What is the burden of proof to obtain an Article 81 guardianship in New York?

In an Article 81 guardianship proceeding in New York, the burden of proof falls on the petitioner, who is seeking the appointment of a guardian for an incapacitated person. The petitioner must provide clear and convincing evidence to establish the need for guardianship.

The burden of proof in an Article 81 proceeding is higher than a simple preponderance of the evidence but lower than the “beyond a reasonable doubt” standard used in criminal cases. “Clear and convincing evidence” means that the evidence presented must be highly and substantially more probable to be true than not.

The petitioner must demonstrate to the court that the alleged incapacitated person lacks the capacity to manage their personal and/or financial affairs, and that the appointment of a guardian is necessary to protect their interests. This requires presenting detailed evidence, witness testimonies, and other relevant documentation.

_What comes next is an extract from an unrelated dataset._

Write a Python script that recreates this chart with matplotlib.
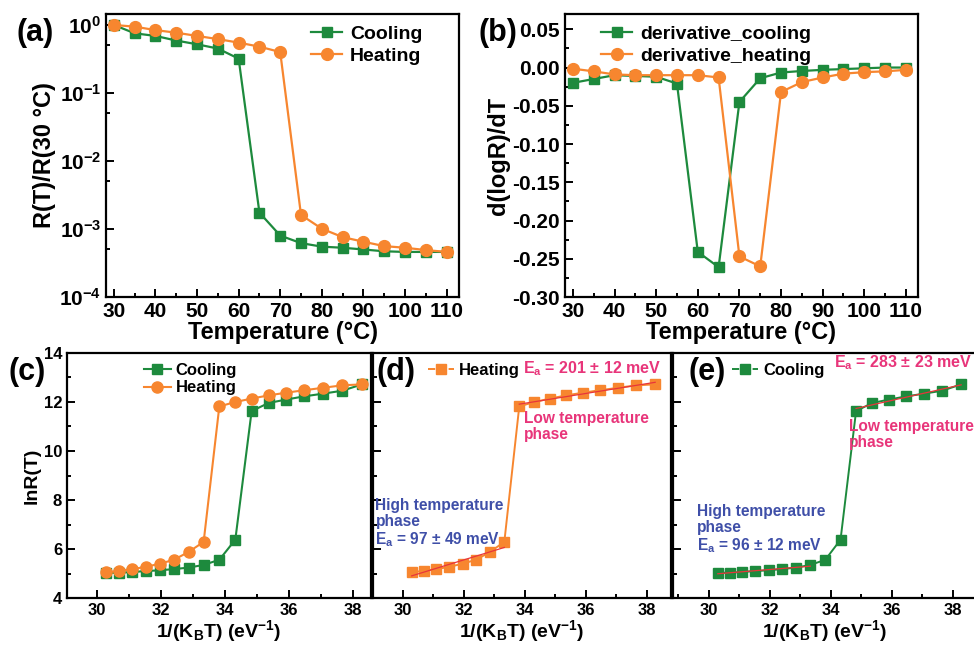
import numpy as np
import matplotlib
matplotlib.use("Agg")
import matplotlib.pyplot as plt
from matplotlib.lines import Line2D
from matplotlib.ticker import MultipleLocator, LogLocator, NullFormatter

plt.rcParams['font.family'] = ['Liberation Sans', 'DejaVu Sans']
plt.rcParams['font.weight'] = 'bold'
plt.rcParams['axes.unicode_minus'] = False
plt.rcParams['mathtext.fontset'] = 'custom'
plt.rcParams['mathtext.rm'] = 'Liberation Sans:bold'
plt.rcParams['mathtext.bf'] = 'Liberation Sans:bold'
plt.rcParams['mathtext.it'] = 'Liberation Sans:bold'
plt.rcParams['mathtext.default'] = 'rm'

GREEN = '#1d8a3d'
ORANGE = '#f7862f'
PINK = '#e8357a'
BLUE = '#3f4fa8'

# ---------------- data ----------------
temperature = [30, 35, 40, 45, 50, 55, 60, 65, 70, 75, 80, 85, 90, 95, 100, 105, 110]

ratio_cooling = [1.0, 0.754, 0.69, 0.59, 0.52, 0.45, 0.32, 0.00174, 0.00080, 0.00062,
                 0.00055, 0.00053, 0.00050, 0.00047, 0.00046, 0.00046, 0.00046]
ratio_heating = [1.0, 0.945, 0.84, 0.77, 0.69, 0.62, 0.55, 0.48, 0.40, 0.00161,
                 0.00101, 0.00076, 0.00065, 0.00056, 0.00053, 0.00049, 0.00046]

deriv_cooling = [-0.020, -0.015, -0.010, -0.011, -0.012, -0.021, -0.241, -0.261, -0.045,
                 -0.014, -0.0065, -0.0045, -0.003, -0.002, -0.001, 0.0, 0.0]
deriv_heating = [-0.0015, -0.005, -0.009, -0.010, -0.010, -0.010, -0.010, -0.013, -0.247,
                 -0.260, -0.032, -0.019, -0.013, -0.008, -0.006, -0.005, -0.003]

# 1/(kB T) in eV^-1, ordered from 110 C down to 30 C
inv_kt = [30.29, 30.69, 31.10, 31.52, 31.96, 32.40, 32.86, 33.33, 33.82,
          34.32, 34.83, 35.36, 35.91, 36.47, 37.06, 37.66, 38.28]
lnr_cooling = [5.03, 5.03, 5.06, 5.10, 5.13, 5.18, 5.24, 5.35, 5.56,
               6.38, 11.63, 11.96, 12.10, 12.23, 12.34, 12.46, 12.72]
lnr_heating = [5.06, 5.10, 5.18, 5.27, 5.40, 5.56, 5.88, 6.29, 11.82,
               12.00, 12.14, 12.27, 12.38, 12.48, 12.58, 12.68, 12.72]

temp_ticks = [30, 40, 50, 60, 70, 80, 90, 100, 110]
inv_ticks = [30, 32, 34, 36, 38]
lnr_ticks = [4, 6, 8, 10, 12, 14]

W, H = 974, 645
fig = plt.figure(figsize=(W / 100, H / 100), dpi=100)


def box(l, t, r, b):
    return [l / W, 1 - b / H, (r - l) / W, (b - t) / H]


def style(ax, size):
    for s in ax.spines.values():
        s.set_linewidth(1.6)
    ax.tick_params(which='both', direction='in', width=1.4, labelsize=size)
    ax.tick_params(which='major', length=6)
    ax.tick_params(which='minor', length=3)
    for lab in ax.get_xticklabels() + ax.get_yticklabels():
        lab.set_fontweight('bold')


# ---------------- (a) ----------------
axa = fig.add_axes(box(106, 14, 459, 297))
axa.plot(temperature, ratio_cooling, '-s', color=GREEN, ms=7.5, lw=1.6, label='Cooling')
axa.plot(temperature, ratio_heating, '-o', color=ORANGE, ms=8.5, lw=1.6, label='Heating')
axa.set_yscale('log')
axa.set_ylim(1e-4, 1.45)
axa.set_xlim(28.1, 113)
axa.set_xticks(temp_ticks)
axa.xaxis.set_minor_locator(MultipleLocator(5))
axa.yaxis.set_major_locator(LogLocator(base=10, numticks=10))
axa.yaxis.set_minor_locator(LogLocator(base=10, subs=[5], numticks=10))
axa.yaxis.set_minor_formatter(NullFormatter())
style(axa, 15)
axa.set_xlabel('Temperature (°C)', fontsize=17, fontweight='bold', labelpad=0)
axa.set_ylabel('R(T)/R(30 °C)', fontsize=17, fontweight='bold', labelpad=2)
axa.legend(loc='upper right', frameon=False, handlelength=1.6,
           handletextpad=0.4, borderaxespad=0.2, labelspacing=0.2,
           prop={'weight': 'bold', 'size': 14}, bbox_to_anchor=(0.93, 1.0))
fig.text(17 / W, 1 - 33 / H, '(a)', fontsize=22, fontweight='bold', va='center')

# ---------------- (b) ----------------
axb = fig.add_axes(box(565, 14, 918, 297))
axb.plot(temperature, deriv_cooling, '-s', color=GREEN, ms=7.5, lw=1.6, label='derivative_cooling')
axb.plot(temperature, deriv_heating, '-o', color=ORANGE, ms=8.5, lw=1.6, label='derivative_heating')
axb.set_ylim(-0.30, 0.07)
axb.set_xlim(28.1, 112.9)
axb.set_xticks(temp_ticks)
axb.xaxis.set_minor_locator(MultipleLocator(5))
axb.set_yticks([0.05, 0.0, -0.05, -0.10, -0.15, -0.20, -0.25, -0.30])
axb.yaxis.set_major_formatter(matplotlib.ticker.FormatStrFormatter('%.2f'))
axb.yaxis.set_minor_locator(MultipleLocator(0.025))
style(axb, 15)
axb.set_xlabel('Temperature (°C)', fontsize=17, fontweight='bold', labelpad=0)
axb.set_ylabel('d(logR)/dT', fontsize=17, fontweight='bold', labelpad=2)
axb.legend(loc='upper left', frameon=False, handlelength=1.6,
           handletextpad=0.4, borderaxespad=0.2, labelspacing=0.2,
           prop={'weight': 'bold', 'size': 14}, bbox_to_anchor=(0.07, 1.0))
fig.text(478 / W, 1 - 33 / H, '(b)', fontsize=22, fontweight='bold', va='center')

# ---------------- (c) ----------------
axc = fig.add_axes(box(67, 353, 371, 598))
axc.plot(inv_kt, lnr_cooling, '-s', color=GREEN, ms=7, lw=1.5, label='Cooling')
axc.plot(inv_kt, lnr_heating, '-o', color=ORANGE, ms=8, lw=1.5, label='Heating')
axc.set_xlim(29.06, 38.56)
axc.set_ylim(4, 14)
axc.set_xticks(inv_ticks)
axc.set_yticks(lnr_ticks)
axc.xaxis.set_minor_locator(MultipleLocator(1))
axc.yaxis.set_minor_locator(MultipleLocator(1))
style(axc, 12)
axc.set_xlabel('1/(K$_B$T) (eV$^{-1}$)', fontsize=14, fontweight='bold', labelpad=0)
axc.set_ylabel('lnR(T)', fontsize=14, fontweight='bold', labelpad=2)
axc.legend(loc='upper left', frameon=False, handlelength=1.6,
           handletextpad=0.3, borderaxespad=0.2, labelspacing=0.15,
           prop={'weight': 'bold', 'size': 12}, bbox_to_anchor=(0.22, 1.0))
fig.text(8 / W, 1 - 372 / H, '(c)', fontsize=22, fontweight='bold', va='center')


def fit_panel(ax, x, y, color, split, label, ea_low, ea_high, pos):
    x = np.asarray(x)
    y = np.asarray(y)
    ax.errorbar(x, y, yerr=0.12, fmt='none', ecolor='#f4a6b8', elinewidth=0.8, ls=':', capsize=0)
    ax.plot(x, y, '-s', color=color, ms=7, lw=1.4, zorder=3)
    hi = x <= 33.4
    lo = x >= split
    for m in (hi, lo):
        p = np.polyfit(x[m], y[m], 1)
        ax.plot(x[m], np.polyval(p, x[m]), '-', color='#e8353a', lw=0.9, zorder=4)
    ax.set_ylim(4, 14)
    ax.set_xticks(inv_ticks)
    ax.set_yticks(lnr_ticks)
    ax.xaxis.set_minor_locator(MultipleLocator(1))
    ax.yaxis.set_minor_locator(MultipleLocator(1))
    style(ax, 12)
    ax.set_yticklabels([])
    ax.set_xlabel('1/(K$_B$T) (eV$^{-1}$)', fontsize=14, fontweight='bold', labelpad=0)
    h = Line2D([], [], color=color, ls='--', marker='s', ms=7, lw=1.4)
    ax.legend([h], [label], loc='upper left', frameon=False, handlelength=1.6,
              handletextpad=0.3, borderaxespad=0.2,
              prop={'weight': 'bold', 'size': 12}, bbox_to_anchor=pos[0])
    ax.text(pos[1][0], pos[1][1], 'E$_a$ = %s meV' % ea_low, color=PINK,
            fontsize=11.5, fontweight='bold', va='center', ha='left')
    ax.text(pos[2][0], pos[2][1], 'Low temperature\nphase', color=PINK,
            fontsize=11.2, fontweight='bold', va='top', ha='left', linespacing=1.1)
    ax.text(pos[3][0], pos[3][1], 'High temperature\nphase\nE$_a$ = %s meV' % ea_high,
            color=BLUE, fontsize=11.2, fontweight='bold', va='top', ha='left', linespacing=1.1)


# ---------------- (d) ----------------
axd = fig.add_axes(box(373, 353, 671, 598))
axd.set_xlim(29.02, 38.8)
fit_panel(axd, inv_kt, lnr_heating, ORANGE, 33.8, 'Heating', '201 ± 12', '97 ± 49',
          [(0.15, 1.0), (33.95, 13.35), (33.97, 11.65), (29.1, 8.1)])
fig.text(376 / W, 1 - 372 / H, '(d)', fontsize=22, fontweight='bold', va='center')

# ---------------- (e) ----------------
axe = fig.add_axes(box(673, 353, 977, 598))
axe.set_xlim(28.82, 38.8)
fit_panel(axe, inv_kt, lnr_cooling, GREEN, 34.8, 'Cooling', '283 ± 23', '96 ± 12',
          [(0.16, 1.0), (34.1, 13.6), (34.6, 11.3), (29.6, 7.85)])
fig.text(688 / W, 1 - 372 / H, '(e)', fontsize=22, fontweight='bold', va='center')

fig.savefig('out.png', dpi=100)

It’s important to consult with an attorney experienced in Article 81 proceedings to understand the specific requirements and prepare a strong case to meet the burden of proof. The attorneys at Coughlin & Gerhart can guide you through the process and help gather the necessary evidence to support the guardianship petition.

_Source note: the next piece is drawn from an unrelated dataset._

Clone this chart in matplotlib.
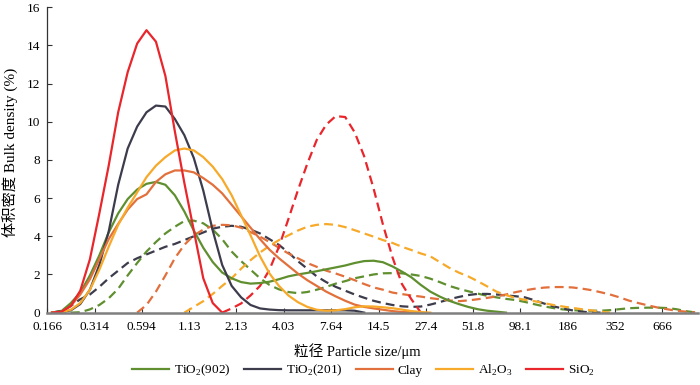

What are the responsibilities of an Article 81 guardian in New York?

An Article 81 guardian in New York has several important responsibilities to fulfill while acting in the best interests of the incapacitated person:

Personal Needs: The guardian is responsible for ensuring the personal needs of the incapacitated person are met. This includes making decisions related to their healthcare, living arrangements, and overall well-being.

Financial Management: The guardian is tasked with managing the incapacitated person’s finances and assets. This involves paying bills, managing income and expenses, handling investments, and protecting the person’s financial interests.

Decision-making: The guardian has the authority to make decisions on behalf of the incapacitated person, but these decisions should always prioritize the person’s wishes, preferences, and values to the greatest extent possible.

Reporting: The guardian is required to provide regular reports to the court, detailing the person’s condition, the actions taken, and the management of their personal and financial affairs.

Advocacy: The guardian serves as an advocate for the incapacitated person, protecting their rights and ensuring their voice is heard in legal and administrative proceedings.

Regular Monitoring: The guardian must regularly monitor the well-being and needs of the incapacitated person, adjusting their actions and decisions accordingly.

It’s crucial for an Article 81 guardian to act in the best interests of the incapacitated person, maintain transparency, and comply with all legal and fiduciary obligations.

Who can apply to be an Article 81 guardian in New York?

In New York, various parties can apply to be an Article 81 guardian, subject to court approval. The following individuals or entities may seek guardianship:

Family Members: Spouses, adult children, parents, siblings, or other relatives of the incapacitated person can apply to be a guardian. The court generally gives preference to family members when determining suitable guardians.

Friends or Close Associates: Individuals who have a close relationship with the incapacitated person, such as close friends or trusted associates, may apply to become their guardian.

Non-Profit Organizations: Certain non-profit organizations, particularly those specializing in guardianship services or advocacy for individuals with disabilities, may seek appointment as a guardian.

Professional Guardians: In some cases, a professional guardian may be appointed. These are individuals or entities who are specifically trained and licensed to serve as guardians.

The court will evaluate each applicant’s qualifications, suitability, and their ability to act in the best interests of the incapacitated person. Factors such as the applicant’s knowledge, experience, integrity, availability, and willingness to serve will be considered during the selection process.